GOAL => Copy every line of the records below where the word "with" occurs.

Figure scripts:
_ _ _

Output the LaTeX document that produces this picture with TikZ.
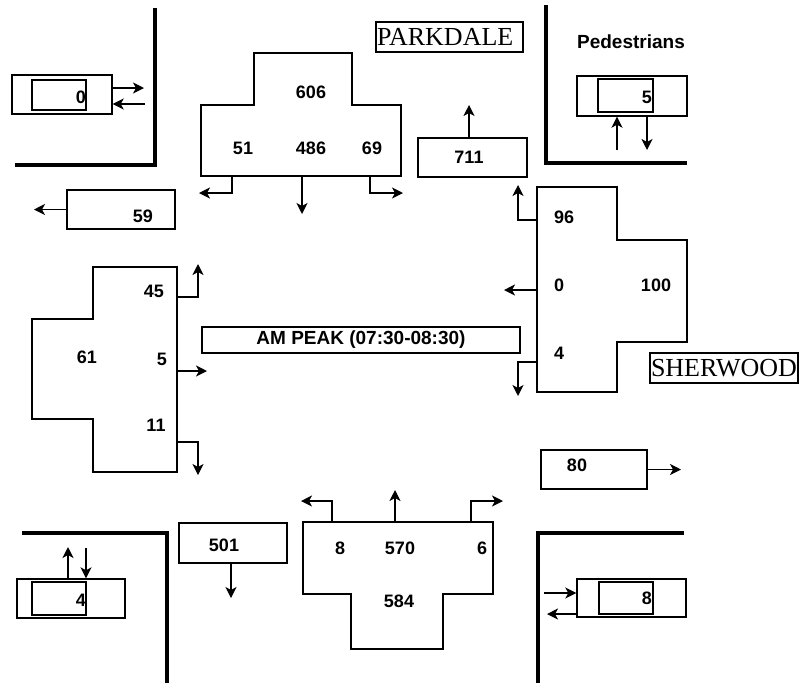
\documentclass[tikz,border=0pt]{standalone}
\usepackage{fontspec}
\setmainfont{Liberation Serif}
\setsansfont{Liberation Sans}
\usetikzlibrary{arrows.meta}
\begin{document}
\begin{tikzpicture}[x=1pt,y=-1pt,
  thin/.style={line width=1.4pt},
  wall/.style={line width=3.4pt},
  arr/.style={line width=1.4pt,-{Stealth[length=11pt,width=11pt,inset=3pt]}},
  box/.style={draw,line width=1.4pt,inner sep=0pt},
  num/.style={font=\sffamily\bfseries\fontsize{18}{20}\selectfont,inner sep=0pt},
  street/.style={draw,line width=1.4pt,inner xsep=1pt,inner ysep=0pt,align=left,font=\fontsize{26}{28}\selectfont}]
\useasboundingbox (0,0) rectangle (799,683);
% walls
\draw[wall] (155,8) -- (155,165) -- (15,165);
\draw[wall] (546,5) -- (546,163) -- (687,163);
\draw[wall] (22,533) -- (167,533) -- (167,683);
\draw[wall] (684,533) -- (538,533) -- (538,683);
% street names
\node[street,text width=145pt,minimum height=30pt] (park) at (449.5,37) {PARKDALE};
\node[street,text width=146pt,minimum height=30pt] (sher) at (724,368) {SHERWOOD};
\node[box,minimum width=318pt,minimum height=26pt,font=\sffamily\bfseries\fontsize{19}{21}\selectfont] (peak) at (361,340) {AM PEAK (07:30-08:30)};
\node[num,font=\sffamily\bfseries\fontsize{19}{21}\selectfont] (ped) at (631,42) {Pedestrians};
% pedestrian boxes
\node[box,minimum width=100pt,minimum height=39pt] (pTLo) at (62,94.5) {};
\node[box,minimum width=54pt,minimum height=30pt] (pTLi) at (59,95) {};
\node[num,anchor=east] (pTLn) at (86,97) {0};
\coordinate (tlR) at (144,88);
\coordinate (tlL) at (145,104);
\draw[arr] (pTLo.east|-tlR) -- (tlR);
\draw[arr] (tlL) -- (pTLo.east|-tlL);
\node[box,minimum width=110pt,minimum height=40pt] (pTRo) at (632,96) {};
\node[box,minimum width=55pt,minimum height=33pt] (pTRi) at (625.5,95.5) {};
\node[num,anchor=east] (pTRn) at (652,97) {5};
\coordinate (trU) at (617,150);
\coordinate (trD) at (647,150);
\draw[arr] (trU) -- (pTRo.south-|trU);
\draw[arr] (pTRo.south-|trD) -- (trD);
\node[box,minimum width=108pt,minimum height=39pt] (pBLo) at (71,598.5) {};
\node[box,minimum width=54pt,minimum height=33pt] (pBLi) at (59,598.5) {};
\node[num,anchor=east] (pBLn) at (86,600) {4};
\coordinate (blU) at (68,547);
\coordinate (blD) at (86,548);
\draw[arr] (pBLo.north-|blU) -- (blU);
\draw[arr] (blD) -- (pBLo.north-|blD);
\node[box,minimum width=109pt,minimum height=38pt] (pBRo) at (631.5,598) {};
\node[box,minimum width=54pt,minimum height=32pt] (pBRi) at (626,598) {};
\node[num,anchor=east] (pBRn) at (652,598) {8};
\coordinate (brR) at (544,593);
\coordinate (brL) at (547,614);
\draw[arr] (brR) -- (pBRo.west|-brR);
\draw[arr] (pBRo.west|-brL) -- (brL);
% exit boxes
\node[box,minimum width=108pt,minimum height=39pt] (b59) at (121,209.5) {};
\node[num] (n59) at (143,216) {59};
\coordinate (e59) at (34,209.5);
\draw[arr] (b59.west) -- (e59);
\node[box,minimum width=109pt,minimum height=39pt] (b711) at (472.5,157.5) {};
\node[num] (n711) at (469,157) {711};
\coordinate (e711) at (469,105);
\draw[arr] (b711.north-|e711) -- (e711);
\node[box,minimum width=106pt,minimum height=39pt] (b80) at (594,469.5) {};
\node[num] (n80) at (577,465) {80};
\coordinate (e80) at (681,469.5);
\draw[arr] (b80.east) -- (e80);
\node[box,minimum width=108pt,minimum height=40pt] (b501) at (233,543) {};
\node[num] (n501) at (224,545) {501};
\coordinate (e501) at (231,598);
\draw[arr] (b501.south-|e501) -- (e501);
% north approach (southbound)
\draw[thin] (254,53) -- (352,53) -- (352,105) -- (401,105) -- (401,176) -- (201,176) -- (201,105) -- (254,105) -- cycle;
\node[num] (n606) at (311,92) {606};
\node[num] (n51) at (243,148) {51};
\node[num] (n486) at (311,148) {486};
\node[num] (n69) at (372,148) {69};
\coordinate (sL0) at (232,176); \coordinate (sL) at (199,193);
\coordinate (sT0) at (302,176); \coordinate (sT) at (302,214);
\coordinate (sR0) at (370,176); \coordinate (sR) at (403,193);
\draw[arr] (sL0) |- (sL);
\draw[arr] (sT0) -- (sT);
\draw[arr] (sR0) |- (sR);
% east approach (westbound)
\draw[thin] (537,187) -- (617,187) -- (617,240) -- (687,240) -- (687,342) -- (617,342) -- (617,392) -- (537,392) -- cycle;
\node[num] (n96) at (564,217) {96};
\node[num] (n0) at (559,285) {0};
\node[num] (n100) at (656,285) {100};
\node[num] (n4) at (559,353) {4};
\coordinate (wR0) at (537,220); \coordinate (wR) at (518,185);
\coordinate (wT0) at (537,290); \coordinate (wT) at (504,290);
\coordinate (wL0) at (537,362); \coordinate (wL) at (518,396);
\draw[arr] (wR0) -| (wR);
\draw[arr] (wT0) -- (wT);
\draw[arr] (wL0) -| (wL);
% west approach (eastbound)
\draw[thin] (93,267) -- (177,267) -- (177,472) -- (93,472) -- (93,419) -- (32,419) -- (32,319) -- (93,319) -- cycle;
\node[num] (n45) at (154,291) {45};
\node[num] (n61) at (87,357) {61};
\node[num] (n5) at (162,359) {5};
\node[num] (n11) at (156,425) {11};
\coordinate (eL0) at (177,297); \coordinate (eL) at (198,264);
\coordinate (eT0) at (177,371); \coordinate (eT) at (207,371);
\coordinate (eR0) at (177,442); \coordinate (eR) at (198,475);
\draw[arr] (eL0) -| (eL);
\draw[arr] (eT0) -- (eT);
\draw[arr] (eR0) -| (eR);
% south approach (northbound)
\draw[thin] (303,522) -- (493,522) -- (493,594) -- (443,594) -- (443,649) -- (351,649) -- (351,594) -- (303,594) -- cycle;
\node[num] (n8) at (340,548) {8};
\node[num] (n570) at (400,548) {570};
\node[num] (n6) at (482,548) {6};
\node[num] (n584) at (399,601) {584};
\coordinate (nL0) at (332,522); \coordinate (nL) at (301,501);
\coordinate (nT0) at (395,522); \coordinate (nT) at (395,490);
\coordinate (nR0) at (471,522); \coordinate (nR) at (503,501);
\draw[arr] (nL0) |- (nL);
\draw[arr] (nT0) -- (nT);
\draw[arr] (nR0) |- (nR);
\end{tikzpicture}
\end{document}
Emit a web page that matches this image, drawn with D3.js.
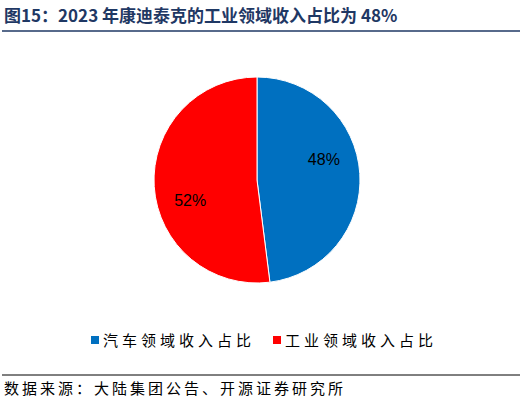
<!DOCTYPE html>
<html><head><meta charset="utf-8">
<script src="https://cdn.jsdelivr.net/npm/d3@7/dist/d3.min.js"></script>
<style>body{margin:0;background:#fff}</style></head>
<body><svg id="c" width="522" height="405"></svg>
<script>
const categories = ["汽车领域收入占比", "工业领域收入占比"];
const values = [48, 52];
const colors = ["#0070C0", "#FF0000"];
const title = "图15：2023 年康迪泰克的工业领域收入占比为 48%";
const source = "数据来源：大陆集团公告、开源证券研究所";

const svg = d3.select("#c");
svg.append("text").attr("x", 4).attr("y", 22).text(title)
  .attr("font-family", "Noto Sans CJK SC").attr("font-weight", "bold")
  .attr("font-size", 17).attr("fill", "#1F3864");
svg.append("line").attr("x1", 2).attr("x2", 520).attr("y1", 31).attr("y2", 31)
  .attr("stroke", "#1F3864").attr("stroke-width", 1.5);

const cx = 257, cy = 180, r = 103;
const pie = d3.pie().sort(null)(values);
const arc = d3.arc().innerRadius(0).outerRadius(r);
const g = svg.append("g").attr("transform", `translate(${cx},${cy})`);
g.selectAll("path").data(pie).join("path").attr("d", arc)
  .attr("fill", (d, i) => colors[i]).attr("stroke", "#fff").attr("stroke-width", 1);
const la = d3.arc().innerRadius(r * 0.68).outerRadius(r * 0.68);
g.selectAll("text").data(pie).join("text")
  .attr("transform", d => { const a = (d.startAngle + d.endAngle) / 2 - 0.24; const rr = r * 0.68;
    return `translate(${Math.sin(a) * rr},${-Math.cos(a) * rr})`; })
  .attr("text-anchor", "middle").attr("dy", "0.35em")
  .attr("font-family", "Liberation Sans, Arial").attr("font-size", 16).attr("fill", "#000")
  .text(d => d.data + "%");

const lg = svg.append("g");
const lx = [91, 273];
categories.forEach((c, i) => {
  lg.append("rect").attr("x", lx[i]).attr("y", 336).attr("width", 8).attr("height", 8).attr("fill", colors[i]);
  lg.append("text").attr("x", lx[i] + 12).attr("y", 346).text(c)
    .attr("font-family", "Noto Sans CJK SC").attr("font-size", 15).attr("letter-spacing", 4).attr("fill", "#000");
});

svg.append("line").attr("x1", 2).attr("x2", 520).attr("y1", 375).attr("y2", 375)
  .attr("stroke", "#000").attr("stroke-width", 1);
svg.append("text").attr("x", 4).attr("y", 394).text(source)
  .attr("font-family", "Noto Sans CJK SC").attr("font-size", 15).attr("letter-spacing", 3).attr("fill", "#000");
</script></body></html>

_ _ _

OUTPUT FOR THIS TASK =>
Output the LaTeX document that produces this picture with TikZ.
Emit a web page that matches this image, drawn with D3.js.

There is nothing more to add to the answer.